While the West has long been a home for hikers, kayakers and campers—getting recreationists to help preserve the landscapes they love isn’t always easy. A new crop of activists as young as eleven are mobilizing and using outdoor sports as an important tool to get people to care about conserving land in the West. High Country News caught up with some of these advocates, who are using outdoor recreation to tap into deeper missions, such as bolstering science, addressing climate change and bringing new generations into the wilderness:
The Pacific Northwest has an unlikely new champion for climate change awareness — an 11-year-old boy in White Salmon, Washington. Dae Dahlquist is not your typical kid, though. When he was 4, he remembers his mom, Brynn Dahlquist, listening to NPR. He was struck by the solemn, urgent tone of the voices. When “I asked my mom what was wrong,” Dae says, she told him they were talking about climate change. “I just said: ‘Well, why don’t we stop it?’ ” he recalls. “I was interested in trying to help.”

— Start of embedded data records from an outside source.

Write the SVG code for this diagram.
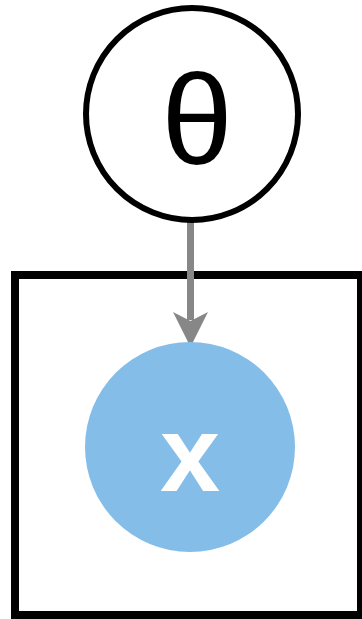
<svg xmlns="http://www.w3.org/2000/svg" width="362" height="619" viewBox="0 0 362 619">
<style>
.plate{fill:none;stroke:#000;stroke-width:8}
.param{fill:#fff;stroke:#000;stroke-width:6}
.obs{fill:#85bde9;stroke:none}
.lbl{font-family:"Liberation Sans",Arial,sans-serif;text-anchor:middle}
.edge{stroke:#878787;stroke-width:7;fill:none}
.head{fill:#878787}
</style>
<rect id="plate" class="plate" x="15" y="275" width="346" height="340"/>
<g id="connectors">
<line class="edge" x1="190.5" y1="218" x2="190.5" y2="320"/>
<path class="head" d="M173,312 L190.5,321 L208,312 L190.5,347 Z"/>
</g>
<g id="theta">
<circle class="param" cx="192" cy="114" r="106"/>
<text class="lbl" x="197" y="164" font-size="128">θ</text>
</g>
<g id="x">
<circle class="obs" cx="190" cy="447" r="105"/>
<text class="lbl" x="190" y="491" font-size="108" font-weight="bold" fill="#fff">x</text>
</g>
</svg>
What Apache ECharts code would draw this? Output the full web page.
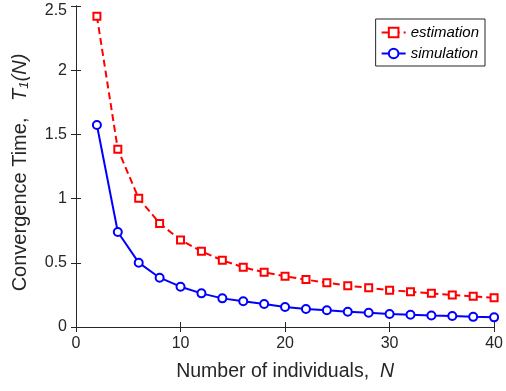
<!DOCTYPE html>
<html><head><meta charset="utf-8">
<script src="https://cdn.jsdelivr.net/npm/echarts@6/dist/echarts.min.js"></script>
<style>html,body{margin:0;padding:0;background:#fff}#c{width:506px;height:391px}</style>
</head><body><div id="c"></div>
<script>
const N = [2,4,6,8,10,12,14,16,18,20,22,24,26,28,30,32,34,36,38,40];
const estimation = [2.42,1.384,1.002,0.807,0.678,0.589,0.519,0.465,0.426,0.395,0.369,0.345,0.321,0.306,0.286,0.275,0.262,0.249,0.239,0.228];
const simulation = [1.573,0.74,0.501,0.384,0.314,0.262,0.223,0.2,0.179,0.156,0.14,0.13,0.119,0.111,0.101,0.095,0.09,0.086,0.079,0.075];
const xTicks = [0,10,20,30,40];
const yTicks = [0,0.5,1,1.5,2,2.5];

const axisColor = '#262626';
const font = 'Liberation Sans, Arial, Helvetica, sans-serif';
const chart = echarts.init(document.getElementById('c'), null, {renderer:'canvas'});
const pair = (xs, ys) => xs.map((x,i)=>[x, ys[i]]);
const yMax = yTicks[yTicks.length-1];
const fmtY = v => (v === yMax ? '{t|' + v + '}' : String(v));
chart.setOption({
  animation:false,
  backgroundColor:'#fff',
  grid:{left:76,right:9,top:6,bottom:64,containLabel:false},
  xAxis:[{
    type:'value',min:xTicks[0],max:xTicks[xTicks.length-1],interval:10,position:'bottom',
    name:'{n|Number of individuals,  }{i|N}',nameLocation:'middle',nameGap:35,
    nameTextStyle:{rich:{n:{fontFamily:font,fontSize:19.5,color:axisColor},i:{fontFamily:font,fontSize:19.5,fontStyle:'italic',color:axisColor}}},
    axisLine:{show:true,lineStyle:{color:axisColor,width:1}},
    axisTick:{show:true,inside:true,length:5,lineStyle:{color:axisColor,width:1}},
    axisLabel:{color:axisColor,fontFamily:font,fontSize:16,margin:9},
    splitLine:{show:false}
  },{
    type:'value',min:0,max:40,interval:10,position:'top',
    axisLine:{show:true,lineStyle:{color:axisColor,width:1}},
    axisTick:{show:true,inside:true,length:5,lineStyle:{color:axisColor,width:1}},
    axisLabel:{show:false},splitLine:{show:false}
  }],
  yAxis:[{
    type:'value',min:0,max:yMax,interval:0.5,position:'left',
    name:'{n|Convergence Time,   }{i|T}{s|1}{i|(N)}',nameLocation:'middle',nameGap:45,
    nameTextStyle:{padding:[0,12,0,0],rich:{n:{fontFamily:font,fontSize:20,color:axisColor},i:{fontFamily:font,fontSize:20,fontStyle:'italic',color:axisColor},s:{fontFamily:font,fontSize:13,fontStyle:'italic',color:axisColor,verticalAlign:'bottom',padding:[8,0,0,0]}}},
    axisLine:{show:true,lineStyle:{color:axisColor,width:1}},
    axisTick:{show:true,inside:true,length:5,lineStyle:{color:axisColor,width:1}},
    axisLabel:{color:axisColor,fontFamily:font,fontSize:16,margin:9,formatter:fmtY,
      rich:{t:{fontFamily:font,fontSize:16,color:axisColor,padding:[10,0,0,0]}}},
    splitLine:{show:false}
  },{
    type:'value',min:0,max:yMax,interval:0.5,position:'right',
    axisLine:{show:true,lineStyle:{color:axisColor,width:1}},
    axisTick:{show:true,inside:true,length:5,lineStyle:{color:axisColor,width:1}},
    axisLabel:{show:false},splitLine:{show:false}
  }],
  legend:{
    orient:'vertical',right:21,top:19,
    backgroundColor:'#fff',borderColor:'#262626',borderWidth:1,borderRadius:0,
    padding:[6,6,5,5],itemGap:6,itemWidth:24,itemHeight:12,
    textStyle:{fontFamily:font,fontSize:15,fontStyle:'italic',color:'#000'},
    data:['estimation','simulation']
  },
  series:[{
    name:'estimation',type:'line',data:pair(N,estimation),
    symbol:'emptyRect',symbolSize:7,
    lineStyle:{color:'#ff0000',width:2,type:[7,4]},
    itemStyle:{color:'#ff0000',borderColor:'#ff0000',borderWidth:2},
    z:3
  },{
    name:'simulation',type:'line',data:pair(N,simulation),
    symbol:'emptyCircle',symbolSize:8,
    lineStyle:{color:'#0000ff',width:2},
    itemStyle:{color:'#0000ff',borderColor:'#0000ff',borderWidth:2},
    z:3
  }]
});
</script></body></html>
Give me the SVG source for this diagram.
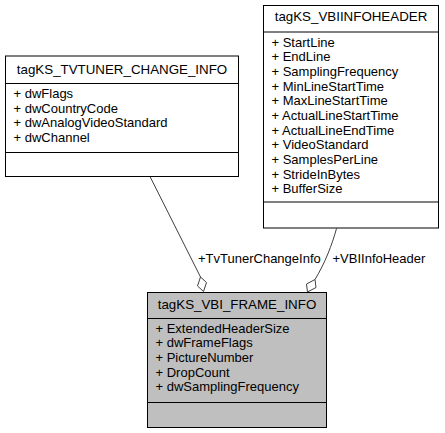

Dae began modestly, by begging his mom to drive him and his friends out to river cleanups in Portland so they could help. By the time he was 6, he and a group of nearly a dozen children cleaned up riverbanks regularly to “get out in nature and help.” In 2013, when he was 9, Dae started his own nonprofit organization called Gen-Earth (short for Generation Earth), aimed at getting kids engaged in hiking, camping and talking about climate change.
At meetings, group members often watch YouTube videos and discuss what they might do about climate change. Then, they all take to the trail. Dae says his strongest tool has been recreation, because activities like swimming, hiking and camping can get kids excited about protecting the environment. “It takes an activity to motivate people to care about something like climate change,” Dae says.